→ **Instruction**
Retype exactly the lines below, beginning with the first and ending with the line where "import Chart from 'chart.js/auto';" appears.

→ **Supplied material**
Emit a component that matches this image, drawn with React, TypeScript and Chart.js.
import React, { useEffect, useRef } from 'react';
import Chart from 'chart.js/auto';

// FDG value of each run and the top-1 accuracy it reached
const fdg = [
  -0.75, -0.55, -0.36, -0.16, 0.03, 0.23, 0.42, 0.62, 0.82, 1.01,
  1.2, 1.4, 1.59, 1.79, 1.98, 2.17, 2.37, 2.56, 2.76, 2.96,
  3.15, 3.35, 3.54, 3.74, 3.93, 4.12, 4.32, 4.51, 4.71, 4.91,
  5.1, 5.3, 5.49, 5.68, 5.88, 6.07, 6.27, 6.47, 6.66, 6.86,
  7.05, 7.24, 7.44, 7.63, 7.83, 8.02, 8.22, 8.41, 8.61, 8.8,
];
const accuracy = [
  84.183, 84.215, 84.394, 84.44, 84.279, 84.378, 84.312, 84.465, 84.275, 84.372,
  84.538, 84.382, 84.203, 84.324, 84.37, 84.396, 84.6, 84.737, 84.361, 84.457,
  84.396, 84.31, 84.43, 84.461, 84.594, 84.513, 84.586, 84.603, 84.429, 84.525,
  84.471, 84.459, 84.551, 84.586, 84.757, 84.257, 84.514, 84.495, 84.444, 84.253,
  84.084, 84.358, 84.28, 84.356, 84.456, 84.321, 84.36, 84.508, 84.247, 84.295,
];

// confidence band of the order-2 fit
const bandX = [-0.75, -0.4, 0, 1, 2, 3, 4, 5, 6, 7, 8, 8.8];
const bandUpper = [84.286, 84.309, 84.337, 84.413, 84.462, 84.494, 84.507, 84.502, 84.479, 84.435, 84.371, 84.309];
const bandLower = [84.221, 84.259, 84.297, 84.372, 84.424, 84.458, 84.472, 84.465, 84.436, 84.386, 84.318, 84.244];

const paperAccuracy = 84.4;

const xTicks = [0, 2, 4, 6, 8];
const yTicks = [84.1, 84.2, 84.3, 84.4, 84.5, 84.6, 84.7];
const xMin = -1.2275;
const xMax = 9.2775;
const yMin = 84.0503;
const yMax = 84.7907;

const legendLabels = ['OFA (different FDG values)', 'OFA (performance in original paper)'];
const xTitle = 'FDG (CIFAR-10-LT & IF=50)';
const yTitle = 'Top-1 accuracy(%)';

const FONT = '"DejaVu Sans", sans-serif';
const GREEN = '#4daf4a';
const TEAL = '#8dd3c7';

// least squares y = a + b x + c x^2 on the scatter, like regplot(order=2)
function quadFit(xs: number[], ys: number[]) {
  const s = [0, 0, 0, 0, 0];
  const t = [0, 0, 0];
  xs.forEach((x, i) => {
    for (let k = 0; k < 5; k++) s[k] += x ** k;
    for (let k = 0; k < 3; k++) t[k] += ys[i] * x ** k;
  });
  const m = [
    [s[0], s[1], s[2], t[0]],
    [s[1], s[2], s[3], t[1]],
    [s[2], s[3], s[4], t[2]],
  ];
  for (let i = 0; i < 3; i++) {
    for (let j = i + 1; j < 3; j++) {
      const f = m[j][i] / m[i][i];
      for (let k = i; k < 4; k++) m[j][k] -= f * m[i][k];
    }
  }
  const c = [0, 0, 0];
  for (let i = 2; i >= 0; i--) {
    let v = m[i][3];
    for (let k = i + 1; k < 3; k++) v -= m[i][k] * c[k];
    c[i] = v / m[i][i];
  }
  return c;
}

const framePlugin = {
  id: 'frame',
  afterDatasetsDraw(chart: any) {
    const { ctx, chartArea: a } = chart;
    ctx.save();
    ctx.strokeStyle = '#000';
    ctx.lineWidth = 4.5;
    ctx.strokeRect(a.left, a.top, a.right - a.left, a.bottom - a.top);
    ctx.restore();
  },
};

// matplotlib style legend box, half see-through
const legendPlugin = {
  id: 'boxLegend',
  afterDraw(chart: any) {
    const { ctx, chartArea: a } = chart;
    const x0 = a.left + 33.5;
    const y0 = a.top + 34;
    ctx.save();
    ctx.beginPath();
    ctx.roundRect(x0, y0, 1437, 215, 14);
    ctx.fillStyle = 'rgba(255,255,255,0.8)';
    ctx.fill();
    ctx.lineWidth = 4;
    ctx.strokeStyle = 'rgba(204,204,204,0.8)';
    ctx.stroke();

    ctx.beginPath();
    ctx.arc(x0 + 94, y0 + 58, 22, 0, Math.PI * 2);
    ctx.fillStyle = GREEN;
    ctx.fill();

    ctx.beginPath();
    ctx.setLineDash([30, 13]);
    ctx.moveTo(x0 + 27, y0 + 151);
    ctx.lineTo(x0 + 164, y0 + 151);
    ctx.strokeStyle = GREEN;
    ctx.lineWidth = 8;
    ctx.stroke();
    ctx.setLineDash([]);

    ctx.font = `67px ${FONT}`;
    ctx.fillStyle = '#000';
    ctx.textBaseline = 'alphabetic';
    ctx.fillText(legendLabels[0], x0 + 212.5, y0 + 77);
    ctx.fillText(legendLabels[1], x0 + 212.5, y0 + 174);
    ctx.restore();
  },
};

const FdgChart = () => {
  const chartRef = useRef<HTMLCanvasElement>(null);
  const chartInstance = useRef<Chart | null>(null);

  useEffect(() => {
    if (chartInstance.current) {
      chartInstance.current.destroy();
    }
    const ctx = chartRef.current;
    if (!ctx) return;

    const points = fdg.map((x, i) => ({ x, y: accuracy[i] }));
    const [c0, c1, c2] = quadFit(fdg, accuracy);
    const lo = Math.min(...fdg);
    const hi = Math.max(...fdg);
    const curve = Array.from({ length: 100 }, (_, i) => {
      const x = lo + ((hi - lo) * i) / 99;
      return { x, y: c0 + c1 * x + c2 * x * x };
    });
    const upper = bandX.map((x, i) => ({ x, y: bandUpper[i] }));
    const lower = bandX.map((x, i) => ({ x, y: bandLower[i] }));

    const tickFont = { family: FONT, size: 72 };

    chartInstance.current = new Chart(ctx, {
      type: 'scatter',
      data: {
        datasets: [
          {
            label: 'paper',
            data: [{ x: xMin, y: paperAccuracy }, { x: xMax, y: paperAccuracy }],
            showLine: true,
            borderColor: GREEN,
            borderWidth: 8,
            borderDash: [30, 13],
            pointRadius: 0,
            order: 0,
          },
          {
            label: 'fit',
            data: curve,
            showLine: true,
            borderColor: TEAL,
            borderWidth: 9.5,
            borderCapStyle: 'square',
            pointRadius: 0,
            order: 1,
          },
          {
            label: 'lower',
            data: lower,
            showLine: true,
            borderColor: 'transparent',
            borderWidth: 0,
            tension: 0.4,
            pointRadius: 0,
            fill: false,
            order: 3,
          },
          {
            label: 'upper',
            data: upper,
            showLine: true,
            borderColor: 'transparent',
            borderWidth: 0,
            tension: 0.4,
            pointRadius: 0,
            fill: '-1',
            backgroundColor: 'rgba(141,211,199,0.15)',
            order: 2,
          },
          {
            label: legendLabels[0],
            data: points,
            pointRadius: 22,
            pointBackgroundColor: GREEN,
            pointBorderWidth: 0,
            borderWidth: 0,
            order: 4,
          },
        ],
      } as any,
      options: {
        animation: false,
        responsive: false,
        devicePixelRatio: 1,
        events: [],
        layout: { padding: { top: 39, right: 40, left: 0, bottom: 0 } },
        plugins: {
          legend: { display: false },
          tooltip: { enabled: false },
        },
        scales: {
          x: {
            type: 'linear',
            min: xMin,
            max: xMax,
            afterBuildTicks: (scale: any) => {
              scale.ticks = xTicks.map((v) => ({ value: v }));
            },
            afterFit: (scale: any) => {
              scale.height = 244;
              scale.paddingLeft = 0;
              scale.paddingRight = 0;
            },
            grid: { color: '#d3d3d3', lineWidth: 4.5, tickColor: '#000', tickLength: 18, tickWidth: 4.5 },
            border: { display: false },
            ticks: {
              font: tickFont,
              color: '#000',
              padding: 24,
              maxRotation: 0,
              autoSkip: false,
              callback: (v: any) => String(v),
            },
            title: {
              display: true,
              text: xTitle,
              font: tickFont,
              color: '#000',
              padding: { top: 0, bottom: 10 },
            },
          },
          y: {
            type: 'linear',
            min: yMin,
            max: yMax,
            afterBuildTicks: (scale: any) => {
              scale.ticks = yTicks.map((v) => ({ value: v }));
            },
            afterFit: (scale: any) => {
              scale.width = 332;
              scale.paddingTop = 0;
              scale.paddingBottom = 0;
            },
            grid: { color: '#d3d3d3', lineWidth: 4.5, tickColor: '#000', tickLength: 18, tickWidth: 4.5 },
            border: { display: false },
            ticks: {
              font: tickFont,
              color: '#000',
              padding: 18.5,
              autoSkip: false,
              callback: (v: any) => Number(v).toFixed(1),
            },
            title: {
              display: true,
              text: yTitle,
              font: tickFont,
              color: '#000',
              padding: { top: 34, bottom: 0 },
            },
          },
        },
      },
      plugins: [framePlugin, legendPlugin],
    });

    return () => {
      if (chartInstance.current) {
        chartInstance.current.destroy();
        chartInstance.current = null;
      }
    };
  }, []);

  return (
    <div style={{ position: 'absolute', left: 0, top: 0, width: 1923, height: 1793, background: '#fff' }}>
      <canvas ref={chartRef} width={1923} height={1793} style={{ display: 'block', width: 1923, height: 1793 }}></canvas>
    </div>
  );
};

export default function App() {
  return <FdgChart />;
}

→ **Response**
Emit a component that matches this image, drawn with React, TypeScript and Chart.js.
import React, { useEffect, useRef } from 'react';
import Chart from 'chart.js/auto';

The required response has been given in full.